Writer in Residence: Declan Kiberd, 2018
Declan Kiberd is a faculty member at English Department and Keough-Naughton Institute for Irish Studies as the Donald and Marilyn Keough Professor of Irish Studies and Professor of English at the University of Notre Dame. A leading international authority on the literature of Ireland, both in English and Irish, Kiberd has authored scores of articles and many books, including Synge and the Irish Language, Men and Feminism in Irish Literature, Irish Classics, The Irish Writer and the World, Inventing Ireland, and, most recently, Ulysses and Us: The Art of Everyday Life in Joyce’s Masterpiece (2009). He has recently co-edited with PJ Mathews Handbook of the Irish Revival 1891-1922, a five-hundred-page anthology of cultural and political writings with commentaries and introductions, published by Abbey Theatre Press in June 2015.
Writers in Residence: Liz Nugent, 2016
“I am incredibly grateful to The Ireland Funds for awarding me the Monaco Bursary as Writer in Residence at the Princess Grace Irish Library [home to over 12,500 books dealing with all aspects of Irish culture. It was a great honour and a privilege to be there, but also a great pleasure.”
– Liz Nugent, Writer-in-Residence, 2016
Writers in Residence: James Ryan, 2015
“It was an opportunity for which I’m very grateful to The Ireland Funds, the ever helpful library team, Géraldine Lance and Síle Jackson and, in particular, to our unofficial cultural ambassador in Monaco, Judith Gantley.”
– James Ryan, Writer-in-Residence, 2015
Writers in Residence: Dr. Mary Pierse, 2014
“What an honour and privilege it was, thanks to The Ireland Fund of Monaco, to be Academic-in-Residence at the Princess Grace Irish Library. That memorable residency month granted me valuable weeks of literary research and, as a glorious bonus, it also provided cultural exchange, history, glamour, some unforgettable weather and much fun.”

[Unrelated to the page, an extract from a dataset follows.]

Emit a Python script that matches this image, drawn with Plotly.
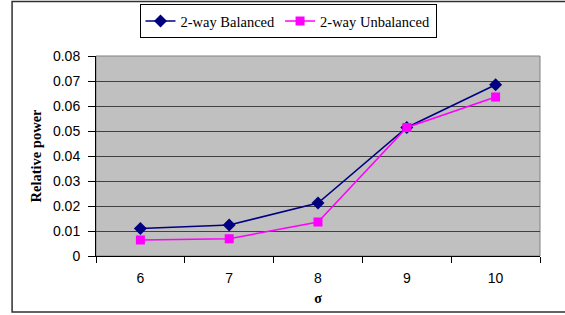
import plotly.graph_objects as go

sigma = ["6", "7", "8", "9", "10"]
balanced = [0.0110, 0.0124, 0.0212, 0.0514, 0.0685]
unbalanced = [0.0064, 0.0069, 0.0136, 0.0514, 0.0636]
y_ticks = [0, 0.01, 0.02, 0.03, 0.04, 0.05, 0.06, 0.07, 0.08]
y_tick_text = ["0", "0.01", "0.02", "0.03", "0.04", "0.05", "0.06", "0.07", "0.08"]

fig = go.Figure()
fig.add_trace(go.Scatter(
    x=sigma, y=balanced, name="2-way Balanced", mode="lines+markers",
    line=dict(color="#000080", width=1.5),
    marker=dict(symbol="diamond", size=10, color="#000080"),
))
fig.add_trace(go.Scatter(
    x=sigma, y=unbalanced, name="2-way Unbalanced", mode="lines+markers",
    line=dict(color="#FF00FF", width=1.5),
    marker=dict(symbol="square", size=9, color="#FF00FF"),
))

fig.update_layout(
    width=565, height=315,
    margin=dict(l=96, r=25, t=56, b=59, autoexpand=False),
    paper_bgcolor="white",
    plot_bgcolor="#C0C0C0",
    showlegend=True,
    legend=dict(
        orientation="h", xref="container", yref="container",
        x=288 / 565, xanchor="center", y=1 - 4 / 315, yanchor="top",
        bordercolor="black", borderwidth=1, bgcolor="white",
        font=dict(family="Liberation Serif", size=14.5, color="black"),
        tracegroupgap=0, itemwidth=30,
    ),
    xaxis=dict(
        type="category", tickson="boundaries", ticks="outside", ticklen=6,
        tickcolor="black", showline=True, linecolor="black", linewidth=1,
        showgrid=False, zeroline=False, automargin=False, ticklabelstandoff=9,
        tickfont=dict(family="Liberation Sans", size=14, color="black"),
        title=dict(text="<b>σ</b>", standoff=8,
                   font=dict(family="Liberation Serif", size=14, color="black")),
        range=[-0.5, 4.5],
    ),
    yaxis=dict(
        range=[0, 0.08], tickvals=y_ticks, ticktext=y_tick_text,
        ticks="outside", ticklen=7, tickcolor="black", automargin=False,
        ticklabelstandoff=5,
        showline=True, linecolor="black", linewidth=1,
        showgrid=True, gridcolor="#404040", gridwidth=1, zeroline=False,
        tickfont=dict(family="Liberation Sans", size=14, color="black"),
        title=dict(text="<b>Relative power</b>", standoff=7,
                   font=dict(family="Liberation Serif", size=14.5, color="black")),
    ),
    shapes=[
        dict(type="rect", xref="paper", yref="paper", x0=0, x1=1, y0=0, y1=1,
             line=dict(color="#808080", width=1), layer="below"),
        dict(type="rect", xref="paper", yref="paper", x0=-0.189, x1=1.08,
             y0=-0.28, y1=1.2725, line=dict(color="#303030", width=1.5)),
    ],
)

fig.write_html("out.html", config={"displayModeBar": False},
               post_script="document.body.style.margin='0';document.body.style.overflow='hidden';")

– Dr. Mary Pierse, Writer-in-Residence, 2014
Writers in Residence: Dr. Vandra Costello, 2013
“It is less than a month since I returned from my magical stay in Monaco but it feels like it was all some kind of wonderful dream—the Princess Grace Irish Library and The Ireland Funds Monaco miraculously gave me a bursary to live in Monaco for a month, with a flat, pocket money and, best of all, a gorgeous book-lined study complete with Jack B Yeats painting to work in—alone, and in peace.”
– Dr. Vandra Costello, Writer-in-Residence, 2013
Writers in Residence: Tom Phelan, 2012
“In my office at the Library, I was surrounded by first editions of books written by some of the giants of Irish literature. At times as I struggled with a sentence that just would not submit, I could feel the giants looking over my shoulder muttering, What an eegit! But on I plodded, and being free from the everyday distractions of home allowed me to make good progress on Working for John-Joe, the memoir I am writing.”
– Tom Phelan, Writer-in-Residence, 2012
Writers in Residence: Robert O’Byrne, 2011
“Two weddings and a funeral: not quite enough for a Richard Curtis film but plenty to engage one’s attention over the course of a month. And between these distractions, there was the necessity for work to be done in the Princess Grace Irish Library, hardly a challenging task in such agreeable surroundings except for one almost irresistible temptation.”
– Robert O’Byrne, Writer-in-Residence, 2011
Writers in Residence: Turtle Bunbury, 2011
“I am presently writing a history of the world as it was back in the year 1847. I actually addressed the friends of the PGIL on this peculiar subject in 2010. And that was the crux of what I was writing during my four wonderful weeks in Monaco in the sun-drenched autumn of 2011.”
– Turtle Bunbury, Writer-in-Residence 2011
Writers in Residence: James Harpur, 2010
“Monaco is a theatre of dreams and fantasies and nothing could be better for a writer. It is a unique place, grounded on medieval history but insistently modern, its tower blocks surging towards the sea like a standing ovation.”